Thursday, August 22, 2024

THE READING RHEUM: THE GIRL IN THE TOWER (2017)

 



I was stoked enough by Katherine Arden's THE BEAR AND THE NIGHTINGALE to invest time in the second part of the trilogy. Though I've been a member of a couple of book groups for years, giving me exposure to various authors of the current century, it's been extremely rare that I've liked the first novel in any trilogy enough to follow up on its next chapters.

THE GIRL IN THE TOWER follows immediately on the events of NIGHTINGALE, focusing upon the exploits of protagonist Vasya Petrovna, a young woman seeking to chart her own destiny. Vasya is forced to depart from the township she's occupied with her family for her entire life, and to strike out on her own, in part because her talent for seeing the spirits of households and woodlands have caused her people to label her a witch. Of course, having consorted with Morozhko, the spirit of winter and death, also puts Vasya somewhat beyond the pale of ordinary experience. Her adventures implicitly have a modern feminist subtext, in that Vasya does not wish to be confined to the only two dispositions of young women in medieval Russia: lawful marriage or the convent. Yet, in marked contrast to the majority of feminist writers, Arden causes the reader to identify with Vasya's plight on a personal level, rather than using the heroine as a chess-piece to illustrate an ideology.

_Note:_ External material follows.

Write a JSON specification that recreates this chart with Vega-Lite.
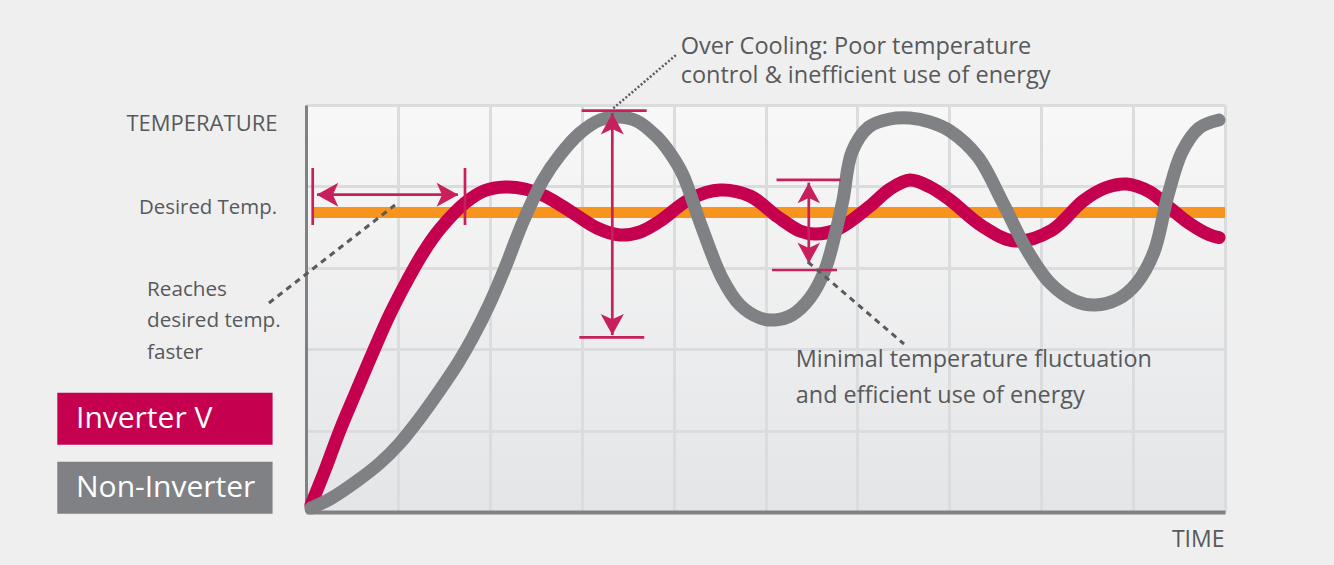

Unfortunately, other characters in TOWER have less organic substance than Vasya, and many of them exist largely to play limited roles in the "game" of the novel. Possibly I had this reaction because in NIGHTINGALE, Arden conjured forth a rich tapestry of Vasya's home life and her relations with all of her family members, even with the history of the mother who died birthing her. In addition, the woodlands around the township seemed alive with strange spirits, and dominated by an ongoing conflict between the demonic "Bear" of the title and his brother-deity Morozhko. 

In TOWER, though, Arden places her heroine in a position where her supernatural gifts are at a disadvantage. Because medieval Russia exercises Muslim-like restrictions on the freedoms of women-- which is what the metaphor of "the girl in the tower" references, rather than any particular event in the narrative-- Vasya can only seek her destiny by masquerading as a boy. In this guise, circumstances force her to visit Moscow, where she encounters two of her family members, a brother and sister, who have become highly placed in the court of the current Tsar. Though in NIGHTINGALE the brother was strongly sketched even though he only appeared in a few early chapters, this time he has no character-arc beyond reacting to Vasya's predicaments. Additionally, Konstantin, a secondary villain of the first novel, appears in TOWER as well, but his development is also superficial.

I complained in my first review that the principal opponent was not well defined, and this is even more so of TOWER's main villain, who unlike the Bear is fairly well-known in major Russian folktales: the sorcerer Koschei the Deathless. Arden accurately reproduces the primary story-tropes associated with the character, but he never comes alive, least when the author tries to tie him into the mysterious maternal side of Vasya's family. Yet once Arden finally gets all of her chess-pieces in the positions needed for the big climax, she does deliver a killer conclusion, with a "eucatastrophe" perfectly in line with Tolkien's theory about the purpose of fantasy.

At some point I will probably read the third book in the trilogy. I speculate that its strongest myth-trope will be the same as that of the first two books: that of the relationship between involving the impossible relationship of Vasya and the Spirit of Death, inhuman, and yet given a patina of humanity by his contact with the young woman.